Personally, I always prefer to sell ultra risky assets for cashflow. As a business owner (and you do have a side business right? Every young upstanding person should have a side business going), I plow 50% of extra cash generated (extra cash as in all profit minus cost of operations) back into the business while the other 50% goes back into investments. This my friend, is the biggest reason to always prefer cashflow generation.
A lot of the ultra bulls are not all in with risk assets even though it might seem so from what they are saying. Even a person like TT007 is probably only 50% all in since he most likely has a house and retirement fund. There were a few who leveraged their HELOC from their house to achieve true 100% risk and you can probably really say these people are all in risk asset. Search around on this forum, but not many will openly say so.

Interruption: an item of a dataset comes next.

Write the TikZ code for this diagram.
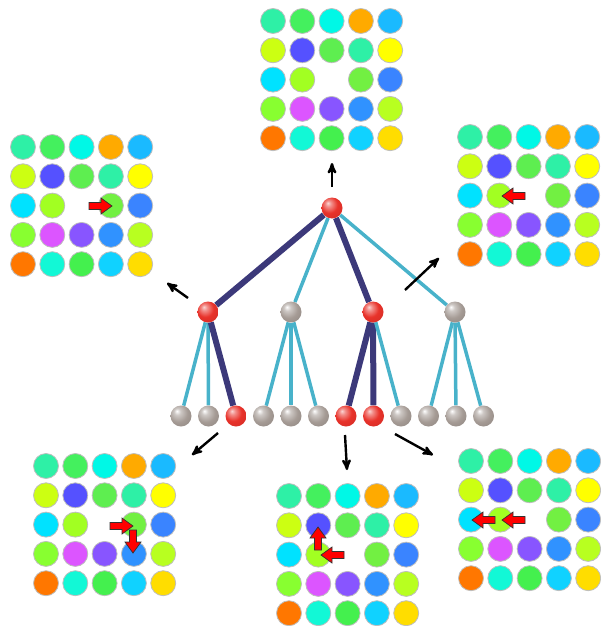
\documentclass[tikz,border=0pt]{standalone}
\usetikzlibrary{arrows}
\usetikzlibrary{backgrounds}
\usepackage{xcolor}

\definecolor{mint}{HTML}{2EF0A6}
\definecolor{leaf}{HTML}{44F05E}
\definecolor{aqua}{HTML}{00F8E6}
\definecolor{amber}{HTML}{FFAA00}
\definecolor{sky}{HTML}{1ABAFF}
\definecolor{chartr}{HTML}{CCFF12}
\definecolor{indigo}{HTML}{5551FF}
\definecolor{grass}{HTML}{5EEE50}
\definecolor{lemon}{HTML}{FFFF00}
\definecolor{cyanb}{HTML}{00E2FF}
\definecolor{limey}{HTML}{A2FF22}
\definecolor{fern}{HTML}{72F042}
\definecolor{azure}{HTML}{3A84FF}
\definecolor{spring}{HTML}{88FF30}
\definecolor{orchid}{HTML}{DC55FF}
\definecolor{grape}{HTML}{8855FF}
\definecolor{ocean}{HTML}{3092FF}
\definecolor{pear}{HTML}{B8FF20}
\definecolor{tangerine}{HTML}{FF7700}
\definecolor{turq}{HTML}{12F8D6}
\definecolor{emerald}{HTML}{44F04E}
\definecolor{capri}{HTML}{10D2FF}
\definecolor{gold}{HTML}{FFDD00}
\definecolor{rim}{HTML}{BEBEBE}
\definecolor{pathblue}{HTML}{3C397A}
\definecolor{linkblue}{HTML}{48B2CA}
\definecolor{pebble}{HTML}{A59B95}
\definecolor{ruby}{HTML}{E8322A}

\pgfdeclareradialshading{redsphere}{\pgfpoint{-10bp}{12bp}}{color(0bp)=(ruby!20!white); color(7bp)=(ruby!55!white); color(20bp)=(ruby); color(36bp)=(ruby!92!black); color(60bp)=(ruby!70!black)}
\pgfdeclareradialshading{greysphere}{\pgfpoint{-10bp}{12bp}}{color(0bp)=(white); color(8bp)=(pebble!55!white); color(22bp)=(pebble); color(38bp)=(pebble!88!black); color(60bp)=(pebble!70!black)}

\tikzset{
 board/.pic={
  \foreach \row [count=\j from 0] in {{mint,leaf,aqua,amber,sky},{chartr,indigo,grass,mint,lemon},{cyanb,limey,white,fern,azure},{spring,orchid,grape,ocean,pear},{tangerine,turq,emerald,capri,gold}} {
   \foreach \c [count=\i from 0] in \row {
    \ifnum\numexpr5*\j+\i\relax=12 \else
    \filldraw[fill=\c, draw=rim, line width=.8] ({29.3*\i},{29.3*\j}) circle (12.5pt);
    \fi
   }
  }
 },
 slide/.pic={
  \filldraw[fill=red, draw=black!80, line width=.7, line join=miter] (0,0) -- (-11,-8) -- (-11,-3.5) -- (-23,-3.5) -- (-23,3.5) -- (-11,3.5) -- (-11,8) -- cycle;
 },
 rball/.style={circle, minimum size=21pt, inner sep=0, shading=redsphere},
 gball/.style={circle, minimum size=21pt, inner sep=0, shading=greysphere},
 darkedge/.style={pathblue, line width=6},
 lightedge/.style={linkblue, line width=3.5},
 jump/.style={black, line width=2.4, ->, >=stealth'}
}

\begin{document}
\begin{tikzpicture}[x=1pt, y=-1pt]
\useasboundingbox (0,0) rectangle (600,626);
% boards
\pic at (273,21) {board};
\pic at (23,147) {board};
\pic at (470,137) {board};
\pic at (46,466) {board};
\pic at (289,496) {board};
\pic at (471,461) {board};
% moves
\pic at (112,206) {slide};
\pic[rotate=180] at (502,196) {slide};
\pic at (133,526) {slide};
\pic[rotate=-90] at (133,553) {slide};
\pic[rotate=180] at (321,555) {slide};
\pic[rotate=90] at (318,527) {slide};
\pic[rotate=180] at (502,520) {slide};
\pic[rotate=180] at (472,520) {slide};
% tree
\node[rball] (root) at (332,208) {};
\foreach \x/\s [count=\i] in {208/rball,291/gball,373/rball,455/gball}
 \node[\s] (mid\i) at (\x,312) {};
\foreach \s [count=\i] in {gball,gball,rball,gball,gball,gball,rball,rball,gball,gball,gball,gball}
 \node[\s] (leaf\i) at ({153.5+27.5*\i},416) {};
\begin{scope}[on background layer]
\foreach \a/\b/\s in {root/mid1/darkedge, root/mid2/lightedge, root/mid3/darkedge, root/mid4/lightedge,
 mid1/leaf1/lightedge, mid1/leaf2/lightedge, mid1/leaf3/darkedge,
 mid2/leaf4/lightedge, mid2/leaf5/lightedge, mid2/leaf6/lightedge,
 mid3/leaf7/darkedge, mid3/leaf8/darkedge, mid3/leaf9/lightedge,
 mid4/leaf10/lightedge, mid4/leaf11/lightedge, mid4/leaf12/lightedge}
 \draw[\s] (\a) -- (\b);
\end{scope}
% jumps
\coordinate (up0) at (332,187); \coordinate (up1) at (332,163);
\coordinate (lt0) at (188,298); \coordinate (lt1) at (167,283);
\coordinate (rt0) at (405,290); \coordinate (rt1) at (439,258);
\coordinate (bl0) at (218,433); \coordinate (bl1) at (192,455);
\coordinate (bm0) at (345,435); \coordinate (bm1) at (347,470);
\coordinate (br0) at (395,434); \coordinate (br1) at (433,455);
\foreach \a in {up,lt,rt,bl,bm,br}
 \draw[jump] (\a0) -- (\a1);
\end{tikzpicture}
\end{document}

A great rule of thumb is 90 - your age as the percentage of assets in risk assets... sometimes these risk assets can be housing. I would say, any risk asset is something that moves by 10% or more in a year that allows you to leverage up (with mortgage, a house is sometimes 20x leverage). Non risk assets are cash generating items like GIC, bonds, cash generating assets.
Within risk assets, it is up to you how much you want to allocate to super risky assets that has volatility greater than 50%. I personally divide it in half and depending on where we are in a business cycle, I increase/decrease the allocation here. Currently we are 12 years into a bullrun from 2008. Near the end of a cycle that happens to coincide with an election bull run that will get propped up by a president heading into re-election. Naturally I decrease the allocation to super risky asset as the opportunity come up. If this were 2009. Heck, I can tell you what I did in 2009. I went to the bank, and took out a HELOC. Then I bought options with them. Banks stocks, Bank options, TSLA stocks, TSLA options. 4 out of 10 bank stocks I bought went to 0, the rest survived. TSLA, well. you know what happened. I was 12 years younger, I had nothing to lose, the business cycle is at its trough. It was a no-brainer. Did I enjoy that 3 years of extreme pain? No.
Sure, you can go 200% leveraged all the time and it might work out. But your chance increases if you pay attention to business cycles as well as your own circumstances.